Boomerang: Local sampling on image manifolds using diffusion models
Lorenzo Luzi, Paul M Mayer, Josue Casco-Rodriguez, Ali Siahkoohi, Richard G. Baraniuk
TL;DR
Boomerang addresses the need for local sampling on image manifolds by introducing a locality-controllable procedure that partially forward-diffuses an input image up to $t_{Boom}$ steps and then performs a full reverse diffusion to land on nearby manifold points $\mathbf{x}_0'$. The approach is compatible with any pretrained diffusion backbone and requires no retraining or architecture changes, with $t_{Boom}$ acting as the sole control for locality versus global sampling ($t_{Boom}=T$ yields global samples). The authors demonstrate three practical applications: privacy-preserving anonymization, data augmentation with improved generalization over state-of-the-art synthetic augmentation, and perceptual resolution enhancement (PRE) that emphasizes perceptual quality. This work has practical impact by enabling targeted, efficient manipulation of image content and quality without retraining, using readily available diffusion models.
Abstract
The inference stage of diffusion models can be seen as running a reverse-time diffusion stochastic differential equation, where samples from a Gaussian latent distribution are transformed into samples from a target distribution that usually reside on a low-dimensional manifold, e.g., an image manifold. The intermediate values between the initial latent space and the image manifold can be interpreted as noisy images, with the amount of noise determined by the forward diffusion process noise schedule. We utilize this interpretation to present Boomerang, an approach for local sampling of image manifolds. As implied by its name, Boomerang local sampling involves adding noise to an input image, moving it closer to the latent space, and then mapping it back to the image manifold through a partial reverse diffusion process. Thus, Boomerang generates images on the manifold that are ``similar,'' but nonidentical, to the original input image. We can control the proximity of the generated images to the original by adjusting the amount of noise added.
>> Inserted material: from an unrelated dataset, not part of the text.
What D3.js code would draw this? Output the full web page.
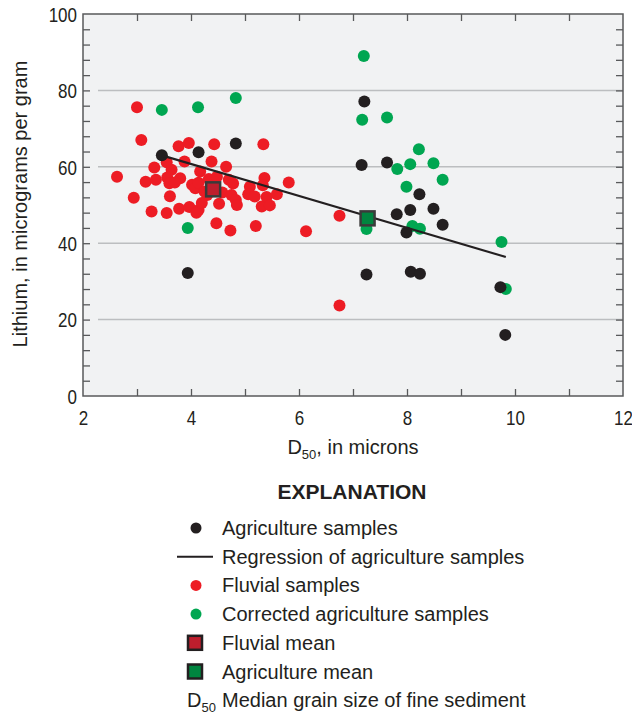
<!DOCTYPE html>
<html>
<head>
<meta charset="utf-8">
<script src="https://cdn.jsdelivr.net/npm/d3@7"></script>
<style>
  body { margin: 0; background: #fff; }
  svg text { font-family: "Liberation Sans Narrow", "Liberation Sans", Arial, sans-serif; fill: #231f20; }
</style>
</head>
<body>
<div id="chart"></div>
<script>
// fluvial samples [D50, lithium]
var fluvial = [
  [3.00,75.6],[3.08,67.0],[2.63,57.4],[2.94,51.9],[3.27,48.3],[3.55,47.9],[3.16,56.1],[3.32,59.8],
  [3.35,56.6],[3.55,61.2],[3.64,59.2],[3.56,57.2],[3.60,55.7],[3.80,57.0],[3.70,55.9],[3.61,52.3],
  [3.78,49.0],[3.97,49.5],[4.14,48.7],[4.10,48.0],[4.02,55.3],[4.08,54.4],[4.14,55.8],[4.17,58.8],
  [3.77,65.4],[3.96,66.2],[3.88,61.4],[4.25,53.5],[4.43,65.9],[4.38,61.4],[4.65,60.0],[4.70,56.6],
  [4.78,55.6],[4.33,56.8],[4.48,57.4],[4.30,52.6],[4.52,50.3],[4.58,53.3],[4.75,52.6],[4.83,51.3],
  [4.85,50.0],[4.47,45.2],[4.73,43.3],[5.09,54.8],[5.06,52.8],[5.18,52.2],[5.31,49.6],[5.36,57.1],
  [5.33,55.2],[5.40,52.1],[5.46,49.9],[5.20,44.5],[5.34,65.9],[5.59,52.8],[5.81,55.9],[6.13,43.1],
  [6.75,47.2],[6.75,23.7],[4.20,50.5]
];
var agriculture = [
  [3.46,63.0],[4.14,63.8],[4.83,66.1],[3.94,32.2],[7.21,77.1],[7.16,60.5],[7.63,61.1],[8.23,52.8],
  [7.81,47.6],[8.06,48.7],[8.49,49.0],[8.66,44.8],[7.99,42.8],[7.25,31.8],[8.07,32.5],[8.24,32.0],
  [9.73,28.5],[9.82,16.0]
];
var corrected = [
  [3.46,74.9],[4.13,75.6],[4.83,78.0],[3.94,44.0],[7.20,89.0],[7.17,72.3],[7.63,72.9],[8.22,64.6],
  [7.82,59.4],[8.06,60.7],[8.49,60.9],[8.66,56.6],[7.99,54.8],[8.10,44.5],[8.24,43.8],[7.25,43.7],
  [9.75,40.3],[9.83,28.0]
];
var regression = [[3.46,63.0],[9.83,36.4]];
var fluvialMean = [4.41,54.1];
var agricultureMean = [7.27,46.5];

var xTicks = [2,4,6,8,10,12];
var yTicks = [0,20,40,60,80,100];
var gridValues = [20,40,60,80];

var legendItems = [
  {type: "circle", color: "#231f20", label: "Agriculture samples"},
  {type: "line", color: "#231f20", label: "Regression of agriculture samples"},
  {type: "circle", color: "#ed1c24", label: "Fluvial samples"},
  {type: "circle", color: "#00a651", label: "Corrected agriculture samples"},
  {type: "square", color: "#be1e2d", label: "Fluvial mean"},
  {type: "square", color: "#00853f", label: "Agriculture mean"},
  {type: "d50", color: "", label: "Median grain size of fine sediment"}
];

var svg = d3.select("#chart").append("svg")
  .attr("width", 632)
  .attr("height", 717);

var x = d3.scaleLinear().domain([2, 12]).range([83, 623]);
var y = d3.scaleLinear().domain([0, 100]).range([396, 14]);

// plot background
svg.append("rect")
  .attr("x", x(2)).attr("y", y(100))
  .attr("width", x(12) - x(2)).attr("height", y(0) - y(100))
  .attr("fill", "#f1f2f3");

// grid lines
svg.selectAll(".grid")
  .data(gridValues)
  .enter()
  .append("line")
    .attr("x1", x(2) + 15)
    .attr("x2", x(12))
    .attr("y1", function(d) { return y(d); })
    .attr("y2", function(d) { return y(d); })
    .attr("stroke", "#bcbec0")
    .attr("stroke-width", 1.5);

// inward ticks on all four sides
function tickAxis(axis) {
  return function(g) {
    g.call(axis);
    g.select(".domain").remove();
    g.selectAll("line").attr("stroke", "#58595b").attr("stroke-width", 1.3);
    g.selectAll("text").remove();
  };
}
svg.append("g").attr("transform", "translate(0," + y(0) + ")")
  .call(tickAxis(d3.axisBottom(x).tickValues(d3.range(3, 12, 1)).tickSize(-7)));
svg.append("g").attr("transform", "translate(0," + y(100) + ")")
  .call(tickAxis(d3.axisTop(x).tickValues(d3.range(3, 12, 1)).tickSize(-7)));
svg.append("g").attr("transform", "translate(" + x(2) + ",0)")
  .call(tickAxis(d3.axisLeft(y).tickValues(d3.range(4, 100, 4)).tickSize(-7)));
svg.append("g").attr("transform", "translate(" + x(12) + ",0)")
  .call(tickAxis(d3.axisRight(y).tickValues(d3.range(4, 100, 4)).tickSize(-7)));

// frame
svg.append("rect")
  .attr("x", x(2)).attr("y", y(100))
  .attr("width", x(12) - x(2)).attr("height", y(0) - y(100))
  .attr("fill", "none")
  .attr("stroke", "#58595b")
  .attr("stroke-width", 1.5);

// tick labels (squeezed a bit to look condensed)
var xLab = svg.append("g").attr("transform", "translate(0," + (y(0) + 29) + ")")
  .call(d3.axisBottom(x).tickValues(xTicks).tickSize(0).tickPadding(0));
xLab.select(".domain").remove();
xLab.selectAll("text").attr("dy", 0).attr("y", 0).attr("transform", "scale(0.85,1)")
  .style("font-size", "20px").attr("font-family", null);

var yLab = svg.append("g").attr("transform", "translate(" + (x(2) - 6) + ",0)")
  .call(d3.axisLeft(y).tickValues(yTicks).tickSize(0).tickPadding(0));
yLab.select(".domain").remove();
yLab.selectAll("text").attr("dy", "0.36em").attr("x", 0).attr("transform", "scale(0.85,1)")
  .style("font-size", "20px").attr("font-family", null);

// axis titles
var xt = svg.append("text")
  .attr("x", 353).attr("y", 454)
  .attr("text-anchor", "middle")
  .style("font-size", "20px");
xt.append("tspan").text("D");
xt.append("tspan").attr("dy", 5).style("font-size", "13px").text("50");
xt.append("tspan").attr("dy", -5).text(", in microns");

svg.append("text")
  .attr("transform", "translate(27,204)rotate(-90)")
  .attr("text-anchor", "middle")
  .style("font-size", "20px")
  .text("Lithium, in micrograms per gram");

// points
function drawPoints(data, color) {
  svg.append("g").selectAll("circle")
    .data(data)
    .enter()
    .append("circle")
      .attr("cx", function(d) { return x(d[0]); })
      .attr("cy", function(d) { return y(d[1]); })
      .attr("r", 6)
      .attr("fill", color);
}
drawPoints(fluvial, "#ed1c24");
drawPoints(corrected, "#00a651");
drawPoints(agriculture, "#231f20");

// regression line
svg.append("path")
  .datum(regression)
  .attr("d", d3.line().x(function(d) { return x(d[0]); }).y(function(d) { return y(d[1]); }))
  .attr("stroke", "#231f20")
  .attr("stroke-width", 2.2)
  .attr("fill", "none");

// means
[[fluvialMean, "#be1e2d"], [agricultureMean, "#00853f"]].forEach(function(m) {
  svg.append("rect")
    .attr("x", x(m[0][0]) - 7).attr("y", y(m[0][1]) - 7)
    .attr("width", 14).attr("height", 14)
    .attr("fill", m[1])
    .attr("stroke", "#3a3a3a")
    .attr("stroke-width", 2.5);
});

// legend
svg.append("text")
  .attr("x", 352).attr("y", 499)
  .attr("text-anchor", "middle")
  .style("font-size", "21px")
  .style("font-weight", "bold")
  .text("EXPLANATION");

var leg = svg.append("g");
legendItems.forEach(function(d, i) {
  var cy = 528 + i * 28.7;
  if (d.type === "circle") {
    leg.append("circle").attr("cx", 196).attr("cy", cy).attr("r", 5.5).attr("fill", d.color);
  } else if (d.type === "line") {
    leg.append("line").attr("x1", 177).attr("x2", 213).attr("y1", cy).attr("y2", cy)
      .attr("stroke", d.color).attr("stroke-width", 2);
  } else if (d.type === "square") {
    leg.append("rect").attr("x", 188).attr("y", cy - 7).attr("width", 14).attr("height", 14)
      .attr("fill", d.color).attr("stroke", "#231f20").attr("stroke-width", 2.5);
  } else {
    var t = leg.append("text").attr("x", 187).attr("y", cy + 7).style("font-size", "20px");
    t.append("tspan").text("D");
    t.append("tspan").attr("dy", 5).style("font-size", "13px").text("50");
  }
  leg.append("text")
    .attr("x", 222).attr("y", cy + 7)
    .style("font-size", "20px")
    .text(d.label);
});
</script>
</body>
</html>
Furthermore, due to the stochastic nature of the reverse diffusion process in Boomerang, the generated images display a certain degree of stochasticity, allowing us to obtain local samples from the manifold without encountering any duplicates. Boomerang offers the flexibility to work seamlessly with any pretrained diffusion model, such as Stable Diffusion, without necessitating any adjustments to the reverse diffusion process. We present three applications for Boomerang. First, we provide a framework for constructing privacy-preserving datasets having controllable degrees of anonymity. Second, we show that using Boomerang for data augmentation increases generalization performance and outperforms state-of-the-art synthetic data augmentation. Lastly, we introduce a perceptual image enhancement framework, which enables resolution enhancement.